The requirement is the willingness to imagine: who would you be without the damn thing? The zorba kicks in. In my experience, its never a quick fix but the new, and often surprising and unexpected payoff makes it well worth the effort.
When I was putting together the accompanying slides, a Seth Godin post kept popping into mind. This blog post was about email marketing, with and without permission. What stuck with me was his analogy that without permission, a marketer interrupts him at his email, which is where he lives, all day.
A powerful image.
What must it feel like, I thought, for an employee who will need to change to a system like Sharepoint, that bypasses not just email, but also the personalized explorer and file storage system relied upon for years, or longer. It could feel much worse than being interrupted at home, and more like a home invasion.
That could a good place to start if you’re failing in your efforts to get more people using Sharepoint. Resistant peoples’ responses to change will be different, including: protectiveness, skepticism and abject fear.

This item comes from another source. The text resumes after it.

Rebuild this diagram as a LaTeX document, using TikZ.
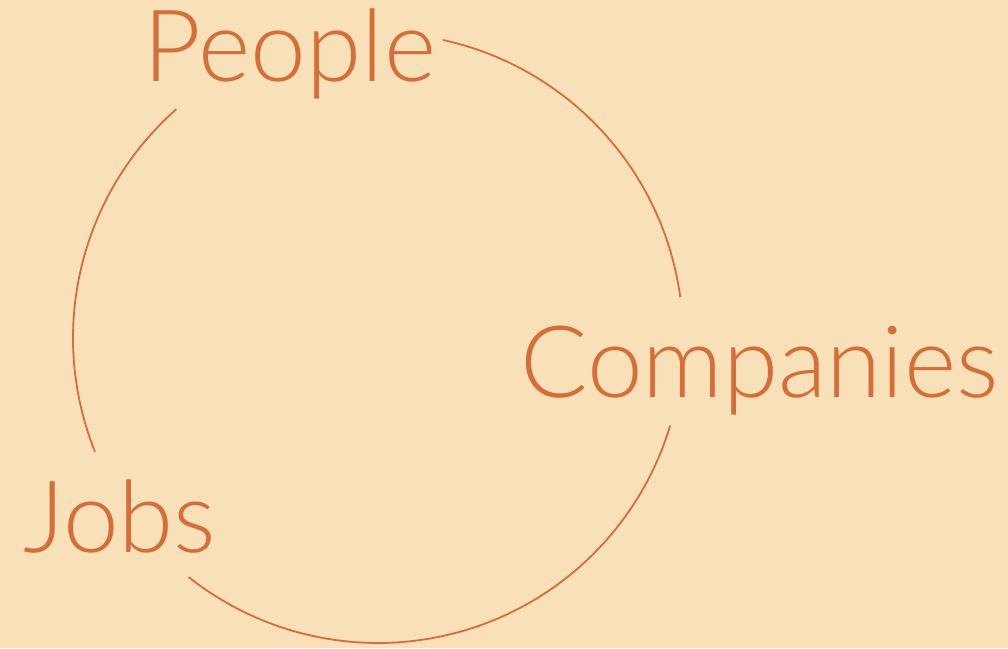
\documentclass[tikz,border=0pt]{standalone}
\usepackage{fontspec}
\newfontfamily\wordfont{Lato}[UprightFont={* Light}]
\definecolor{paper}{HTML}{F8E0B9}
\definecolor{rust}{HTML}{D76D37}
\tikzset{
  word/.style = {text = rust, inner sep = 0pt, anchor = base, font = \wordfont\fontsize{100}{100}\selectfont},
  ring/.style = {draw = rust, line width = 1.8pt}
}
\begin{document}
\begin{tikzpicture}[x = 1pt, y = 1pt]
\pgfmathsetlengthmacro\ringradius{305};
\fill[paper] (0,0) rectangle (1008,648);
\useasboundingbox (0,0) rectangle (1008,648);
\coordinate (hub) at (378,310);
\node[word] (people) at (290,566) {People};
\node[word] (companies) at (759.5,250) {Companies};
\node[word] (jobs) at (120,96) {Jobs};
\draw [ring] (hub) ++(77.7:\ringradius) arc [start angle = 77.7, end angle = 7.7, radius = \ringradius];
\draw [ring] (hub) ++(-16.7:\ringradius) arc [start angle = -16.7, end angle = -128.4, radius = \ringradius];
\draw [ring] (hub) ++(201.9:\ringradius) arc [start angle = 201.9, end angle = 131.4, radius = \ringradius];
\end{tikzpicture}
\end{document}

But those who are resistant will need time, space and your leadership skills and natural influence to get from where they are (home!) to where you want and need them to be. And that is the place of willingness.
During times of extreme uncertainty and massive shifts, its human nature to have thoughts of panic and self-doubt. These become self-fulfilling only if you believe in them and identify with them.
Solo professionals are often alone and vulnerable to getting lost in thoughts triggered by events that are exploding in frequency. A deal falls through, there’s not enough money, inquiries slow down to a trickle or less, investors pull back, unexpected family needs show up, losses accumulate. And if that’s not enough, millions of other professionals are telling (and selling) other solo’s what they’re doing wrong and what they should be doing.
When you don’t separate who you are from the onslaught of triggered thoughts, you’re at higher risk of getting derailed. A precursor is a sense of urgency to do or chase something different, and its accompanied by a lot of anxiety, tension and doubt – paradoxically, the exact things you’re trying to get away from.
Its not possible to stop all negative thinking, unless you live perhaps in a monastery. But you can refuse to identify with the thoughts and the debilitating emotions that accompany them. You do that by observing them and feeling them for what are: thoughts, not you. And then you refuse to respond to them by unconsciously going off in an unwanted direction and getting derailed.
Resolve to replace urgency and scrambling with intensity. Urgency scatters energy and attention and inhibits poise and readiness to receive. Intensity is focused on intuitively choosing to do one thing at a time with the highest quality.
Nobody can tell you what that “thing to do” is. It could be, for example, producing a creative work, taking a walk, washing the car, helping a client, eating an apple, working on finances, being with other people, looking for a job, playing with kids, doing errands, taking a nap.
What’s important is that you merge with what you do and not with your thoughts about it which make you doubt your choice. Florence Scovel Shin tells us “Let God juggle your affairs”. You don’t need a religious orientation to accept truth in that statement and to feel a sense of relief.
We’re part of something that needs to happen. Although its huge, and beyond our knowledge, control and understanding, with awareness and intensity, we are the conductor and on the right track.